$16 Muffins, $8 Coffees, $5 Meatballs: Justice Dept. Spending Rapped

Sep 21, 2011
Originally published on September 21, 2011 2:05 pm

There's more ammunition today for those who collect evidence of government waste.

In a new report covering the last few years of the George W. Bush administration and the first year of the Obama administration, the Justice Department's Office of the Inspector General found that at conferences hosted by DOJ there was some "allowable but ... extravagant" spending.

A few notes from the report:

-- A lunch at a conference in San Francisco cost "$76 per person." At the same conference, "attendees received Cracker Jacks, popcorn, and candy bars at a single break that cost $32 per person."

-- "Another conference had a $60,000 reception that included platters of Swedish meatballs at a cost of nearly $5 per meatball."

-- "One conference served $16 muffins while another served Beef Wellington hors d'oeuvres that cost $7.32 per serving."

-- "Coffee and tea at [some] events cost between $0.62 and $1.03 an ounce. At the $1.03 per-ounce price, an 8-ounce cup of coffee would have cost $8.24."

Among the inspector general's recommendations: that the department use "external event planners" when organizing such events, because they're much more likely to be able to hold down costs.
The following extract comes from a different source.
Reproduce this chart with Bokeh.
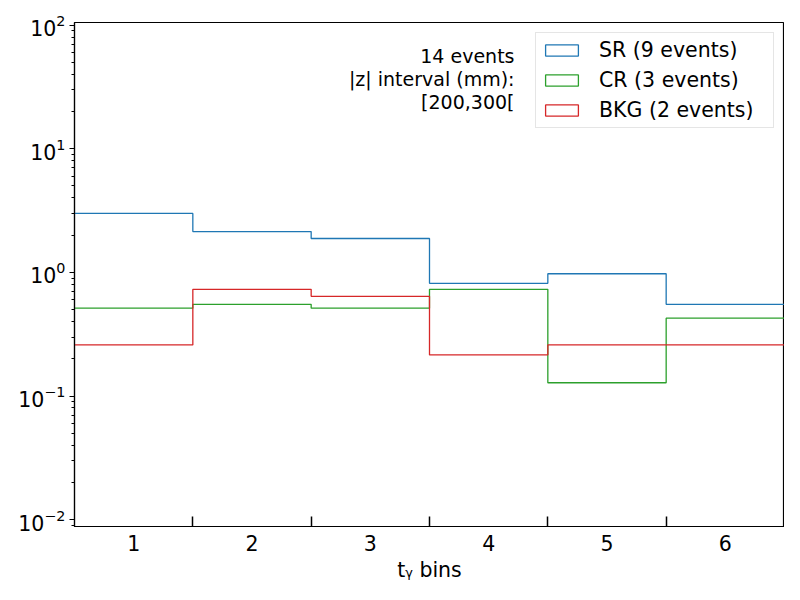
from bokeh.plotting import figure
from bokeh.models import FixedTicker, LogTicker, Label, Range1d
from bokeh.embed import file_html
from bokeh.resources import INLINE

bins = [1, 2, 3, 4, 5, 6]
sr_values = [3.0, 2.14, 1.88, 0.815, 0.975, 0.552]
cr_values = [0.513, 0.552, 0.513, 0.729, 0.128, 0.426]
bkg_values = [0.259, 0.729, 0.64, 0.215, 0.259, 0.259]
series_labels = ["SR (9 events)", "CR (3 events)", "BKG (2 events)"]
series_colors = ["#1f77b4", "#2ca02c", "#d62728"]
info_lines = ["14 events", "|z| interval (mm):", "[200,300["]

edges = [b - 0.5 for b in bins] + [bins[-1] + 0.5]
nan = float("nan")

p = figure(width=784, height=584, y_axis_type="log",
           x_range=Range1d(0.5, 6.5), y_range=Range1d(0.0088, 105),
           output_backend="svg", toolbar_location=None,
           min_border_left=74, min_border_right=0, min_border_top=22, min_border_bottom=56)
p.grid.visible = False
p.outline_line_color = "black"
p.outline_line_width = 1.2

for vals, lab, col in zip([sr_values, cr_values, bkg_values], series_labels, series_colors):
    p.step(x=edges, y=vals + [vals[-1]], mode="after", line_color=col, line_width=1.3)
    p.quad(left=[nan], right=[nan], top=[nan], bottom=[nan], fill_color=None, line_color=col,
           line_width=1.3, legend_label=lab)

# x axis
p.xaxis.ticker = FixedTicker(ticks=bins, minor_ticks=edges[1:-1])
p.xaxis.major_tick_in = 0
p.xaxis.major_tick_out = 0
p.xaxis.minor_tick_in = 10
p.xaxis.minor_tick_out = 0
p.xaxis.minor_tick_line_color = "black"
p.xaxis.minor_tick_line_width = 1.5
p.xaxis.axis_label = "tᵧ bins"
p.xaxis.major_label_standoff = 8

# y axis
p.yaxis.ticker = LogTicker(num_minor_ticks=10)
p.yaxis.major_tick_in = 0
p.yaxis.major_tick_out = 5
p.yaxis.minor_tick_in = 0
p.yaxis.minor_tick_out = 3
p.yaxis.major_label_standoff = 4

for ax in [p.xaxis, p.yaxis]:
    ax.axis_line_color = "black"
    ax.axis_line_width = 1.2
    ax.major_label_text_font = "DejaVu Sans"
    ax.major_label_text_font_size = "20.5px"
    ax.major_label_text_color = "black"
    ax.axis_label_text_font = "DejaVu Sans"
    ax.axis_label_text_font_size = "20.5px"
    ax.axis_label_text_font_style = "normal"
    ax.axis_label_text_color = "black"
    ax.major_tick_line_color = "black"
p.xaxis.axis_label_standoff = 4

# annotation
for i, t in enumerate(info_lines):
    p.add_layout(Label(x=440, y=471 - 23 * i, x_units="screen", y_units="screen", text=t,
                       text_align="right", text_baseline="middle",
                       text_font="DejaVu Sans", text_font_size="19px", text_color="black"))

leg = p.legend[0]
leg.location = "top_right"
leg.margin = 10
leg.padding = 5
leg.spacing = 6
leg.label_height = 22
leg.label_width = 169
leg.glyph_width = 41
leg.glyph_height = 14
leg.label_standoff = 17
leg.label_text_font = "DejaVu Sans"
leg.label_text_font_size = "20.5px"
leg.label_text_color = "black"
leg.border_line_color = "#cccccc"
leg.border_line_width = 1
leg.background_fill_alpha = 0.8

open("out.html", "w").write(file_html(p, INLINE))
As NPR's Carrie Johnson reports for our Newscast Desk, "the Justice Department says its agrees it needs to be more careful and that it will trim spending on conferences moving forward."

All told, as The Associated Press reports, "the department hosted or participated in 1,832 conferences in 2008 and 2009, costing $121 million."
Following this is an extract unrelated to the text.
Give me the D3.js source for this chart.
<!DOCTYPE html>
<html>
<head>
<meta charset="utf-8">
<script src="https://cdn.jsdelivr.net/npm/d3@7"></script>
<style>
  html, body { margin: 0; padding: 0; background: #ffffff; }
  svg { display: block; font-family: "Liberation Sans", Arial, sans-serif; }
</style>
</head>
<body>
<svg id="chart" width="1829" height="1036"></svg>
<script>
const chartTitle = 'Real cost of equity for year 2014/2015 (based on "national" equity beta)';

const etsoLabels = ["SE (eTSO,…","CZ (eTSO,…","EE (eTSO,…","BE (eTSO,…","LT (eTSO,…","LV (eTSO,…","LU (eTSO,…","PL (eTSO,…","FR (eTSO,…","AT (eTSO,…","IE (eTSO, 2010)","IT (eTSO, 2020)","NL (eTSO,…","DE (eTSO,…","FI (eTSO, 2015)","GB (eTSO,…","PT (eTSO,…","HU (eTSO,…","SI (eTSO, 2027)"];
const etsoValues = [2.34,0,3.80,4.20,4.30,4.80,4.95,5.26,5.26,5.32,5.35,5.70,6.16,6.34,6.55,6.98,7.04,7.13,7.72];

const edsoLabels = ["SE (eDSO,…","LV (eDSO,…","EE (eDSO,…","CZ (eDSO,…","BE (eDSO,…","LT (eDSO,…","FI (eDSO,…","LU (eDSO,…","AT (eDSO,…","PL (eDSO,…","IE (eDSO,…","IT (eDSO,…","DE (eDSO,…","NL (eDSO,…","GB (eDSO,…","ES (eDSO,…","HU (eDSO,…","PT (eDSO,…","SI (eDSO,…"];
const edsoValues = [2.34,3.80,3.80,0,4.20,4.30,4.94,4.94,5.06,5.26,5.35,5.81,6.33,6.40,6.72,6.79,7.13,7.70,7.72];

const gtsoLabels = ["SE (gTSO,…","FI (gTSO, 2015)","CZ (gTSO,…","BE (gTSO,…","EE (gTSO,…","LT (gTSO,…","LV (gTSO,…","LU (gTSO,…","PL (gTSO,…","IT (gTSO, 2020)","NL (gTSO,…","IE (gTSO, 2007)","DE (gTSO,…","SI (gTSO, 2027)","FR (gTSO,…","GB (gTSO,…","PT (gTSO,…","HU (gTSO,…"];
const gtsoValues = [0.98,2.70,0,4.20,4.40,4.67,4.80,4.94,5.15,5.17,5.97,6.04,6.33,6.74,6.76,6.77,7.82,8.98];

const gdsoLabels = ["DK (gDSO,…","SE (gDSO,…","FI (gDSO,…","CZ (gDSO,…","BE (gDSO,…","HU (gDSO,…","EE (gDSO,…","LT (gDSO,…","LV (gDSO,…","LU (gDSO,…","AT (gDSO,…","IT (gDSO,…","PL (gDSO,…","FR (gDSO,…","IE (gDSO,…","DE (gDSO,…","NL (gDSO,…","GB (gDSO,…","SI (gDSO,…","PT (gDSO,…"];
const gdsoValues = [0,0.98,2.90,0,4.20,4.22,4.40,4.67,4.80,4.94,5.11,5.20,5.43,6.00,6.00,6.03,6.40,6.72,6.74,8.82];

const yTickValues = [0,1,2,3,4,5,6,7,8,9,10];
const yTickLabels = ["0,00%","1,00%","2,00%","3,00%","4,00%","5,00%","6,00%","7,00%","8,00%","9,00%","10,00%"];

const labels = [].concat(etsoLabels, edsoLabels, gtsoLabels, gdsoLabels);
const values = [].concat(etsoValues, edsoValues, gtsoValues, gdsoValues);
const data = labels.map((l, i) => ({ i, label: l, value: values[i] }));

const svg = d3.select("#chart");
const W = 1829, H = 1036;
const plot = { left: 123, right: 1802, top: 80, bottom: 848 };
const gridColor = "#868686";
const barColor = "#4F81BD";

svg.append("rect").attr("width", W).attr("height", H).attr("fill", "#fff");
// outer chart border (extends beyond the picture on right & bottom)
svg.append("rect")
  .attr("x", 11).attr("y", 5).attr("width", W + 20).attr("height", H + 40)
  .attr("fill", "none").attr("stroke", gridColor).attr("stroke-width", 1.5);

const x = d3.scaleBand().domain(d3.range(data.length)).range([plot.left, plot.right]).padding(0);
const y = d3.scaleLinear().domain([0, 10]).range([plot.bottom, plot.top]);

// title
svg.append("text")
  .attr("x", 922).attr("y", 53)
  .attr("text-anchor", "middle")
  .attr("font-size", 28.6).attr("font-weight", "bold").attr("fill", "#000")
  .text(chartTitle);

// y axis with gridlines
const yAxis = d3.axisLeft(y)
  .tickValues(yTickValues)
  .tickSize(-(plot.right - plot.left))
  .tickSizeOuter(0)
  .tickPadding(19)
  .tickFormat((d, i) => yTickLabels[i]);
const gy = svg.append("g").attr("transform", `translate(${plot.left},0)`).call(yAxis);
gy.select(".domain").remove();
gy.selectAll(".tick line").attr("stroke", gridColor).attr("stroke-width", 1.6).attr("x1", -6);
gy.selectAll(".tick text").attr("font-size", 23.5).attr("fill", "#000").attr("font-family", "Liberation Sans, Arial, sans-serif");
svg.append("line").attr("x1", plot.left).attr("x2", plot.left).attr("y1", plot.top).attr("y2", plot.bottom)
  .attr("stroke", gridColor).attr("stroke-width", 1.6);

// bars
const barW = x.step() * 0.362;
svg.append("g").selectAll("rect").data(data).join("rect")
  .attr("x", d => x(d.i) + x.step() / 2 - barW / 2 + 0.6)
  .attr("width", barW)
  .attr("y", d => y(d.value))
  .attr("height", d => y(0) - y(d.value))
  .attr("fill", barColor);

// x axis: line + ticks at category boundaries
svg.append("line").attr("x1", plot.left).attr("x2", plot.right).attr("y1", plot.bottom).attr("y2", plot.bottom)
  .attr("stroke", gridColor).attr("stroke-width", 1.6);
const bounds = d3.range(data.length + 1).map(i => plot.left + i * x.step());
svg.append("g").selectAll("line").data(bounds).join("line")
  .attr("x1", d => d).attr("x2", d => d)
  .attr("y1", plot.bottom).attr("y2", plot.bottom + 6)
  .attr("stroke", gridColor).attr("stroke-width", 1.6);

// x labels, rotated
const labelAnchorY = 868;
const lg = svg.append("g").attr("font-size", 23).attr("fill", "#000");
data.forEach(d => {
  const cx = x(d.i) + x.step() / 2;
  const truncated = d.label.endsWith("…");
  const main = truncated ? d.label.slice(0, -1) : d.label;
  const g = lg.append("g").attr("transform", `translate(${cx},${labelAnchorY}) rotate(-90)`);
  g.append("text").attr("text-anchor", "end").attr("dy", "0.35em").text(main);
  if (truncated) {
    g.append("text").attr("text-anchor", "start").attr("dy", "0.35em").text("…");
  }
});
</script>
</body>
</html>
Update at 2 p.m. ET. Reforms Already Underway, Justice Says.

Carrie sends us this statement from Deputy Attorney General James Cole:

"The Attorney General will not tolerate wasteful or excessive spending of any kind. That is why, in 2009, Department leadership took steps to make reforms and ensure components were aware of spending policies to improve accounting and reporting requirements for conferences. And at the beginning of this year, the Attorney General issued a memo ordering the reduction of spending, including the suspension of all non-essential conferences. In fact, in the first six months of FY2011, overall conference spending has been reduced.

"We recognize that ongoing monitoring is necessary to ensure that components fully comply with department policies, and we will redouble our efforts in overseeing conference requests. Failure to comply with the Department's policies is not acceptable."